··· Information provided ···

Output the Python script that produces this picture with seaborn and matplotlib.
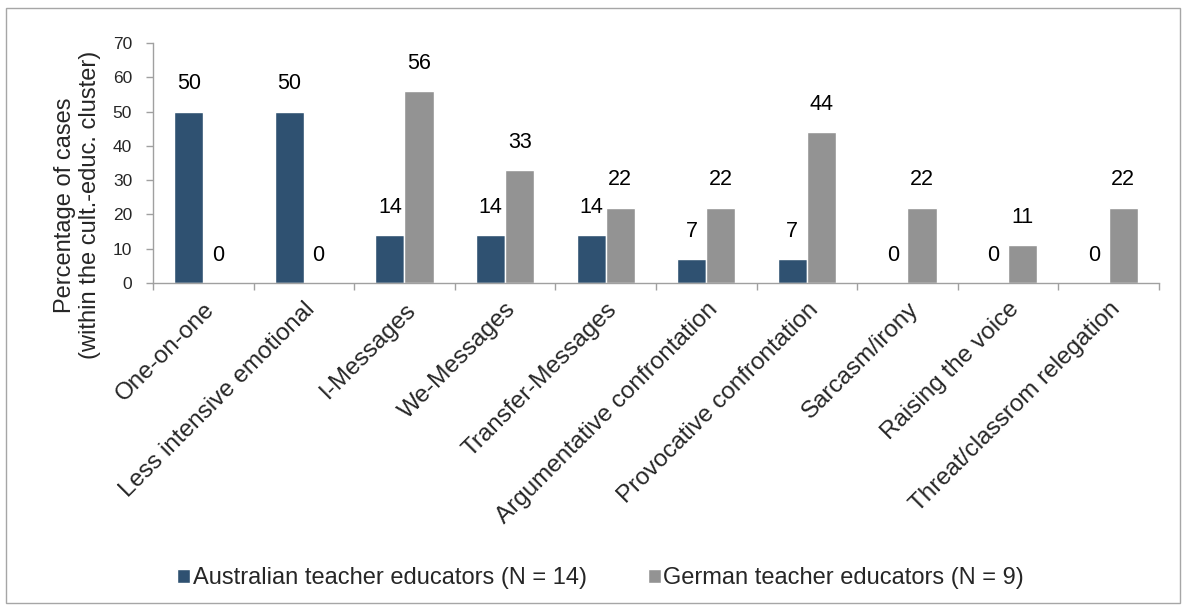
import matplotlib
matplotlib.use('Agg')
import matplotlib.pyplot as plt
import seaborn as sns
import pandas as pd
from matplotlib.patches import Rectangle

categories = ["One-on-one", "Less intensive emotional", "I-Messages", "We-Messages",
              "Transfer-Messages", "Argumentative confrontation", "Provocative confrontation",
              "Sarcasm/irony", "Raising the voice", "Threat/classrom relegation"]
australian = [50, 50, 14, 14, 14, 7, 7, 0, 0, 0]
german = [0, 0, 56, 33, 22, 22, 44, 22, 11, 22]
series_names = ["Australian teacher educators (N = 14)", "German teacher educators (N = 9)"]
y_ticks = [0, 10, 20, 30, 40, 50, 60, 70]

df = pd.DataFrame({
    "category": categories * 2,
    "value": australian + german,
    "group": [series_names[0]] * len(categories) + [series_names[1]] * len(categories),
})

sns.set_theme(style="white")
plt.rcParams['font.family'] = ['Liberation Sans', 'DejaVu Sans']

fig = plt.figure(figsize=(11.87, 6.10), dpi=100)
ax = fig.add_axes([0.1289, 0.536, 0.8475, 0.3934])

palette = {series_names[0]: "#2f5171", series_names[1]: "#939393"}
sns.barplot(data=df, x="category", y="value", hue="group", palette=palette,
            width=0.58, gap=0, ax=ax, saturation=1)

# value labels above bars
for cont in ax.containers:
    for bar in cont:
        h = bar.get_height()
        ax.annotate(f"{int(h)}", (bar.get_x() + bar.get_width() / 2, h),
                    xytext=(0, 20), textcoords="offset points",
                    ha="center", va="center", fontsize=15.5, color="black")

ax.set_ylim(0, 70)
ax.set_yticks(y_ticks)
ax.set_xlim(-0.5, len(categories) - 0.5)
ax.set_xlabel("")
ax.set_ylabel("Percentage of cases\n(within the cult.-educ. cluster)", fontsize=17)
ax.yaxis.label.set_va("center")
ax.yaxis.set_label_coords(-0.0752, 0.325)
ax.tick_params(axis="y", labelsize=12.5, left=True, length=5, color="#a0a0a0", width=1, pad=10)
ax.set_xticks(range(len(categories)))
ax.set_xticklabels(categories, rotation=45, ha="right", va="top", rotation_mode="anchor",
                   fontsize=17.5)
ax.tick_params(axis="x", bottom=False, length=0, pad=11)
ax.set_xticks([i - 0.5 for i in range(len(categories) + 1)], minor=True)
ax.tick_params(axis="x", which="minor", bottom=True, length=5, color="#a0a0a0", width=1)

for side in ["top", "right"]:
    ax.spines[side].set_visible(False)
for side in ["left", "bottom"]:
    ax.spines[side].set_color("#a0a0a0")
    ax.spines[side].set_linewidth(1)

ax.legend(loc="center", bbox_to_anchor=(0.506, 0.052), bbox_transform=fig.transFigure,
          ncol=2, frameon=False, fontsize=17, handlelength=0.55, handleheight=0.55,
          handletextpad=0.1, columnspacing=2.6)

fig.patches.append(Rectangle((0.005, 0.012), 0.989, 0.975, transform=fig.transFigure,
                             fill=False, edgecolor="#a6a6a6", linewidth=1))

plt.savefig("out.png", dpi=100)
plt.close(fig)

···

Leave out the pictures and repeat exactly the lines from the start of the material through the line that contains "from matplotlib.patches import Rectangle", both included.

■ **Solved problem**:
Output the Python script that produces this picture with seaborn and matplotlib.
import matplotlib
matplotlib.use('Agg')
import matplotlib.pyplot as plt
import seaborn as sns
import pandas as pd
from matplotlib.patches import Rectangle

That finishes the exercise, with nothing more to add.